>> start Available data

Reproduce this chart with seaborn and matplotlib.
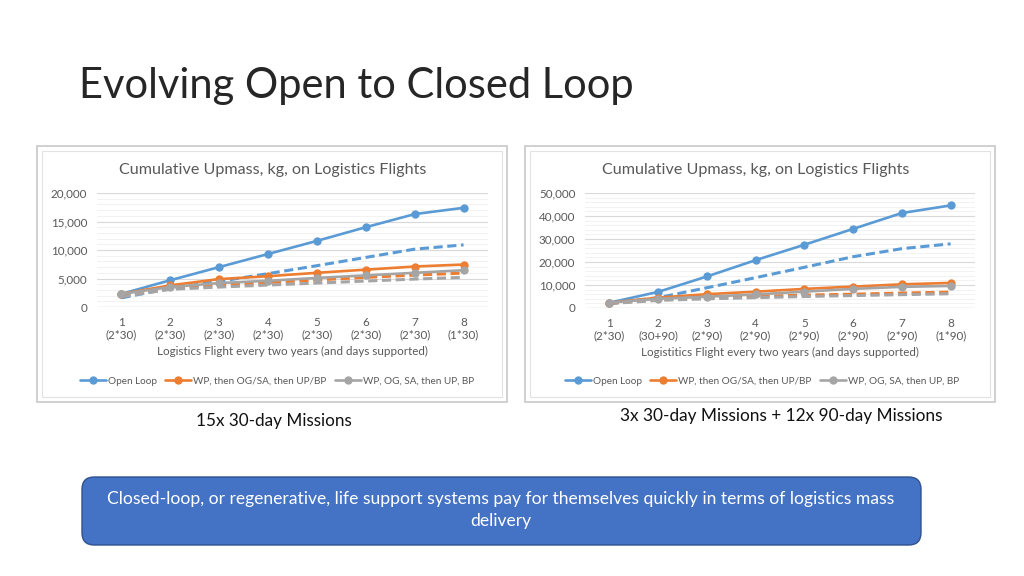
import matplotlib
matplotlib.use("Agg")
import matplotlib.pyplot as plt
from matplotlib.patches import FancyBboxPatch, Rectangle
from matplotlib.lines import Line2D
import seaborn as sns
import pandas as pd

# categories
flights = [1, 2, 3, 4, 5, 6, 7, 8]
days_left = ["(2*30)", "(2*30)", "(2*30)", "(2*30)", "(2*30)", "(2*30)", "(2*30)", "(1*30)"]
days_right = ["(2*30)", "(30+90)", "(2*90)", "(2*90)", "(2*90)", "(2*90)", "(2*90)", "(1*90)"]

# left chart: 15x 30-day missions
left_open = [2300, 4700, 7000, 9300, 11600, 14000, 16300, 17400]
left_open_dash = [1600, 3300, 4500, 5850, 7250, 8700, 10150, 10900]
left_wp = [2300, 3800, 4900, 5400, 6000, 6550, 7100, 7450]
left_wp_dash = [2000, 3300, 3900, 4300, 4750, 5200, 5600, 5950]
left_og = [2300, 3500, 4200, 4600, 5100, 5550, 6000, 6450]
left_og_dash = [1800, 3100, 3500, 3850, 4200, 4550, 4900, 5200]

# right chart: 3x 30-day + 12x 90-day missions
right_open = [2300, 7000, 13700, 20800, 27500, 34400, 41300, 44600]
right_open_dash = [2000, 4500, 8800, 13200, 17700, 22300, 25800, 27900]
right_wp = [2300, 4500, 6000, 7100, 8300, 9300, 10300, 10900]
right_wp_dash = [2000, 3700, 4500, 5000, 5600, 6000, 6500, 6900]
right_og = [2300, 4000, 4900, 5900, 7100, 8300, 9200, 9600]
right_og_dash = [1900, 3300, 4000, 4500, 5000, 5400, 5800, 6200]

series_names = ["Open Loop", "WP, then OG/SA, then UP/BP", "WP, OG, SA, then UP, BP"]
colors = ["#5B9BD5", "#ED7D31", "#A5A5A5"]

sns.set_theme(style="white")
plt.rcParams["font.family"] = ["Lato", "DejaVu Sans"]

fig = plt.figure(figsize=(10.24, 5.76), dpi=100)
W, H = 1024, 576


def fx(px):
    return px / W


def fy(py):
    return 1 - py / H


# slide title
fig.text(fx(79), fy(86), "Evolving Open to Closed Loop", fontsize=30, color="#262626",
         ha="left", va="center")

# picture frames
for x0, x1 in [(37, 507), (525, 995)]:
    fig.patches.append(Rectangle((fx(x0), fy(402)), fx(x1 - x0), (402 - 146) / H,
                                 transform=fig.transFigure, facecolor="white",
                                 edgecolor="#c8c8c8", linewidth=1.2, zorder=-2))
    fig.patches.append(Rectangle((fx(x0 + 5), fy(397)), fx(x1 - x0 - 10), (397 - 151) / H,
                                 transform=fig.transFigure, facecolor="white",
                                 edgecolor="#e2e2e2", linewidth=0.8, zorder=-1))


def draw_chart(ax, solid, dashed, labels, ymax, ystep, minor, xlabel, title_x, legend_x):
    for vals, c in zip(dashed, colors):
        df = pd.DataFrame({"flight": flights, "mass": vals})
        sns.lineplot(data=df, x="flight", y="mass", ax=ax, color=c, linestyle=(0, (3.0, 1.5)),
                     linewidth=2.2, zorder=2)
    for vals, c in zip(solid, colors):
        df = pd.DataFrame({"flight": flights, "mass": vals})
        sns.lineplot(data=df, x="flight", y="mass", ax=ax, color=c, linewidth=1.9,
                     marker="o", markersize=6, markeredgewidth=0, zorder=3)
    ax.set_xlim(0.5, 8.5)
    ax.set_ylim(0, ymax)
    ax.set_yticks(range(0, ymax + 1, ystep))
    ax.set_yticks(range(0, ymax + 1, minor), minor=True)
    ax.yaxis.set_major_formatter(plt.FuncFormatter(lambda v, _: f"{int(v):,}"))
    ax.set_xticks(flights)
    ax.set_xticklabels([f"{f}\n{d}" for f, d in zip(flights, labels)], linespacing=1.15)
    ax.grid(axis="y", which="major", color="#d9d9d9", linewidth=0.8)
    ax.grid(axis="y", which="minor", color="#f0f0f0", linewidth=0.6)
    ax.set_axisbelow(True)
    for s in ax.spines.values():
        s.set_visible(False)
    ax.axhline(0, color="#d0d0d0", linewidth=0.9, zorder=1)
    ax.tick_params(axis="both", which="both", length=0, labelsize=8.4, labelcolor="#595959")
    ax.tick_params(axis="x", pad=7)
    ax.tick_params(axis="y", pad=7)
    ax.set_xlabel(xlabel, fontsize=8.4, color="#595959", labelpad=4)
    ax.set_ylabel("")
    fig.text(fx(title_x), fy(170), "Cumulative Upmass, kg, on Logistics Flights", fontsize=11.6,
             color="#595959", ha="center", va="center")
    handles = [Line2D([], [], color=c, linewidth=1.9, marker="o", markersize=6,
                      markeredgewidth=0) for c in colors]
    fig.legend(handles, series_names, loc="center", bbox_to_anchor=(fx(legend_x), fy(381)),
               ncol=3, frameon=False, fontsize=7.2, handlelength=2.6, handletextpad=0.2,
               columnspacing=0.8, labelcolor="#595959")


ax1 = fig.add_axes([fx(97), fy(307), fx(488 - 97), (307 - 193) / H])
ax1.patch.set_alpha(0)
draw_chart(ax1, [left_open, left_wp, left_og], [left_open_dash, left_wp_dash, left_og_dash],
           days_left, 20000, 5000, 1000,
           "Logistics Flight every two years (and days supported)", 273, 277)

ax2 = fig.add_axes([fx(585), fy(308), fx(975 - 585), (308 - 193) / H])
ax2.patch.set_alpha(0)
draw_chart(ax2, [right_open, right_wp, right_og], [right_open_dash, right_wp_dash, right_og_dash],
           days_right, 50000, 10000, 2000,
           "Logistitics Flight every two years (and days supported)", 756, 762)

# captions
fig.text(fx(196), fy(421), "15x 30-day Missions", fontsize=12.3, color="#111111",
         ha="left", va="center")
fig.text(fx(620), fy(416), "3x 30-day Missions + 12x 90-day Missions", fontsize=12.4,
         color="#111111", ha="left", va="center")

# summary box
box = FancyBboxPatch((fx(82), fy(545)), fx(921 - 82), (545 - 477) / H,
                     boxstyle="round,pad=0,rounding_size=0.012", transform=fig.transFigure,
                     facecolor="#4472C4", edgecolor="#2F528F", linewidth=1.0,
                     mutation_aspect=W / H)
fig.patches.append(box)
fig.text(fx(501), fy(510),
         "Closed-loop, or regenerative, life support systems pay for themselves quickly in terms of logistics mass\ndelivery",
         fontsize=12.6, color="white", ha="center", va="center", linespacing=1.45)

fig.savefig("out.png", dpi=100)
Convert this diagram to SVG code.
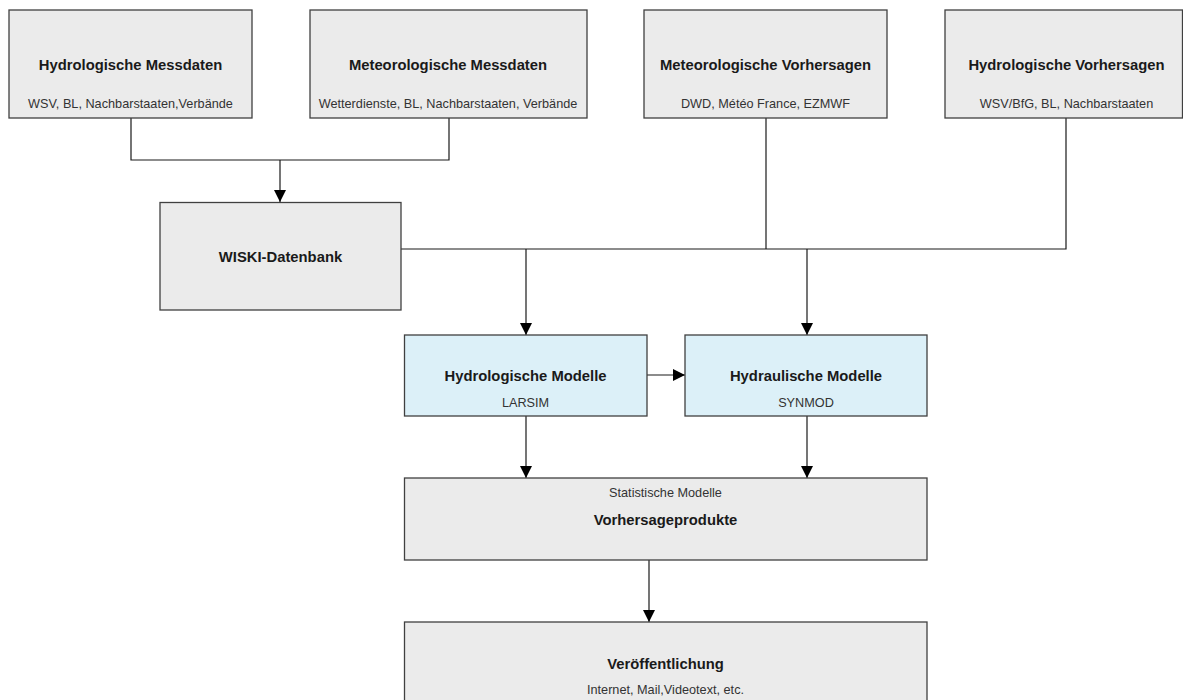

>> end Available data

__Stated task__:
Reproduce every line above as written, skipping pictures.

__Solution to this problem__:
Reproduce this chart with seaborn and matplotlib.
import matplotlib
matplotlib.use("Agg")
import matplotlib.pyplot as plt
from matplotlib.patches import FancyBboxPatch, Rectangle
from matplotlib.lines import Line2D
import seaborn as sns
import pandas as pd

# categories
flights = [1, 2, 3, 4, 5, 6, 7, 8]
days_left = ["(2*30)", "(2*30)", "(2*30)", "(2*30)", "(2*30)", "(2*30)", "(2*30)", "(1*30)"]
days_right = ["(2*30)", "(30+90)", "(2*90)", "(2*90)", "(2*90)", "(2*90)", "(2*90)", "(1*90)"]

# left chart: 15x 30-day missions
left_open = [2300, 4700, 7000, 9300, 11600, 14000, 16300, 17400]
left_open_dash = [1600, 3300, 4500, 5850, 7250, 8700, 10150, 10900]
left_wp = [2300, 3800, 4900, 5400, 6000, 6550, 7100, 7450]
left_wp_dash = [2000, 3300, 3900, 4300, 4750, 5200, 5600, 5950]
left_og = [2300, 3500, 4200, 4600, 5100, 5550, 6000, 6450]
left_og_dash = [1800, 3100, 3500, 3850, 4200, 4550, 4900, 5200]

# right chart: 3x 30-day + 12x 90-day missions
right_open = [2300, 7000, 13700, 20800, 27500, 34400, 41300, 44600]
right_open_dash = [2000, 4500, 8800, 13200, 17700, 22300, 25800, 27900]
right_wp = [2300, 4500, 6000, 7100, 8300, 9300, 10300, 10900]
right_wp_dash = [2000, 3700, 4500, 5000, 5600, 6000, 6500, 6900]
right_og = [2300, 4000, 4900, 5900, 7100, 8300, 9200, 9600]
right_og_dash = [1900, 3300, 4000, 4500, 5000, 5400, 5800, 6200]

series_names = ["Open Loop", "WP, then OG/SA, then UP/BP", "WP, OG, SA, then UP, BP"]
colors = ["#5B9BD5", "#ED7D31", "#A5A5A5"]

sns.set_theme(style="white")
plt.rcParams["font.family"] = ["Lato", "DejaVu Sans"]

fig = plt.figure(figsize=(10.24, 5.76), dpi=100)
W, H = 1024, 576


def fx(px):
    return px / W


def fy(py):
    return 1 - py / H


# slide title
fig.text(fx(79), fy(86), "Evolving Open to Closed Loop", fontsize=30, color="#262626",
         ha="left", va="center")

# picture frames
for x0, x1 in [(37, 507), (525, 995)]:
    fig.patches.append(Rectangle((fx(x0), fy(402)), fx(x1 - x0), (402 - 146) / H,
                                 transform=fig.transFigure, facecolor="white",
                                 edgecolor="#c8c8c8", linewidth=1.2, zorder=-2))
    fig.patches.append(Rectangle((fx(x0 + 5), fy(397)), fx(x1 - x0 - 10), (397 - 151) / H,
                                 transform=fig.transFigure, facecolor="white",
                                 edgecolor="#e2e2e2", linewidth=0.8, zorder=-1))


def draw_chart(ax, solid, dashed, labels, ymax, ystep, minor, xlabel, title_x, legend_x):
    for vals, c in zip(dashed, colors):
        df = pd.DataFrame({"flight": flights, "mass": vals})
        sns.lineplot(data=df, x="flight", y="mass", ax=ax, color=c, linestyle=(0, (3.0, 1.5)),
                     linewidth=2.2, zorder=2)
    for vals, c in zip(solid, colors):
        df = pd.DataFrame({"flight": flights, "mass": vals})
        sns.lineplot(data=df, x="flight", y="mass", ax=ax, color=c, linewidth=1.9,
                     marker="o", markersize=6, markeredgewidth=0, zorder=3)
    ax.set_xlim(0.5, 8.5)
    ax.set_ylim(0, ymax)
    ax.set_yticks(range(0, ymax + 1, ystep))
    ax.set_yticks(range(0, ymax + 1, minor), minor=True)
    ax.yaxis.set_major_formatter(plt.FuncFormatter(lambda v, _: f"{int(v):,}"))
    ax.set_xticks(flights)
    ax.set_xticklabels([f"{f}\n{d}" for f, d in zip(flights, labels)], linespacing=1.15)
    ax.grid(axis="y", which="major", color="#d9d9d9", linewidth=0.8)
    ax.grid(axis="y", which="minor", color="#f0f0f0", linewidth=0.6)
    ax.set_axisbelow(True)
    for s in ax.spines.values():
        s.set_visible(False)
    ax.axhline(0, color="#d0d0d0", linewidth=0.9, zorder=1)
    ax.tick_params(axis="both", which="both", length=0, labelsize=8.4, labelcolor="#595959")
    ax.tick_params(axis="x", pad=7)
    ax.tick_params(axis="y", pad=7)
    ax.set_xlabel(xlabel, fontsize=8.4, color="#595959", labelpad=4)
    ax.set_ylabel("")
    fig.text(fx(title_x), fy(170), "Cumulative Upmass, kg, on Logistics Flights", fontsize=11.6,
             color="#595959", ha="center", va="center")
    handles = [Line2D([], [], color=c, linewidth=1.9, marker="o", markersize=6,
                      markeredgewidth=0) for c in colors]
    fig.legend(handles, series_names, loc="center", bbox_to_anchor=(fx(legend_x), fy(381)),
               ncol=3, frameon=False, fontsize=7.2, handlelength=2.6, handletextpad=0.2,
               columnspacing=0.8, labelcolor="#595959")


ax1 = fig.add_axes([fx(97), fy(307), fx(488 - 97), (307 - 193) / H])
ax1.patch.set_alpha(0)
draw_chart(ax1, [left_open, left_wp, left_og], [left_open_dash, left_wp_dash, left_og_dash],
           days_left, 20000, 5000, 1000,
           "Logistics Flight every two years (and days supported)", 273, 277)

ax2 = fig.add_axes([fx(585), fy(308), fx(975 - 585), (308 - 193) / H])
ax2.patch.set_alpha(0)
draw_chart(ax2, [right_open, right_wp, right_og], [right_open_dash, right_wp_dash, right_og_dash],
           days_right, 50000, 10000, 2000,
           "Logistitics Flight every two years (and days supported)", 756, 762)

# captions
fig.text(fx(196), fy(421), "15x 30-day Missions", fontsize=12.3, color="#111111",
         ha="left", va="center")
fig.text(fx(620), fy(416), "3x 30-day Missions + 12x 90-day Missions", fontsize=12.4,
         color="#111111", ha="left", va="center")

# summary box
box = FancyBboxPatch((fx(82), fy(545)), fx(921 - 82), (545 - 477) / H,
                     boxstyle="round,pad=0,rounding_size=0.012", transform=fig.transFigure,
                     facecolor="#4472C4", edgecolor="#2F528F", linewidth=1.0,
                     mutation_aspect=W / H)
fig.patches.append(box)
fig.text(fx(501), fy(510),
         "Closed-loop, or regenerative, life support systems pay for themselves quickly in terms of logistics mass\ndelivery",
         fontsize=12.6, color="white", ha="center", va="center", linespacing=1.45)

fig.savefig("out.png", dpi=100)
Convert this diagram to SVG code.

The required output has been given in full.